Mecca Jamilah Sullivan on The Poetics of Difference: Queer Feminist Forms in the African Diaspora

A conversation with Mecca Jamilah Sullivan about her book The Poetics of Difference: Queer Feminist Forms in the African Diaspora, published by University of Illinois Press in 2021.
A conversation with Mecca Jamilah Sullivan, associate professor in the Department of English at Georgetown University in Washington, D.C. She has written widely in popular and scholarly venues on African American literature and culture, with particular emphasis on the Black feminist tradition, queer theory, and twentieth and twenty first century literary and cultural works. Mecca is the author of three books.
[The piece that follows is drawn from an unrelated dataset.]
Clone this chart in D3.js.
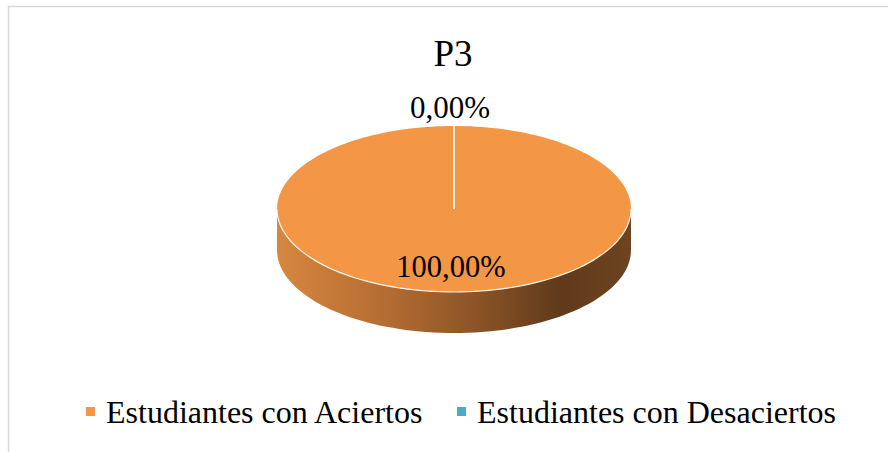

Blue Talk and Love, a short story collection from 2015, was the winner of the Judith Markowitz Award for Fiction from Lambda Literary, and she recently published the novel Big Girl with W.W. Norton & Co. in 2022. She is also the author of the critical work The Poetics of Difference: Queer Feminist Forms in the African Diaspora, published by University of Illinois Press in 2021 and the occasion for our conversation today. In this conversation, we discuss the origins of the project, the curiosities, political interests, and theoretical orientation behind her exploration of literary, sound, and visual cultures, as well as relationship between her fiction writing and work in critical theory.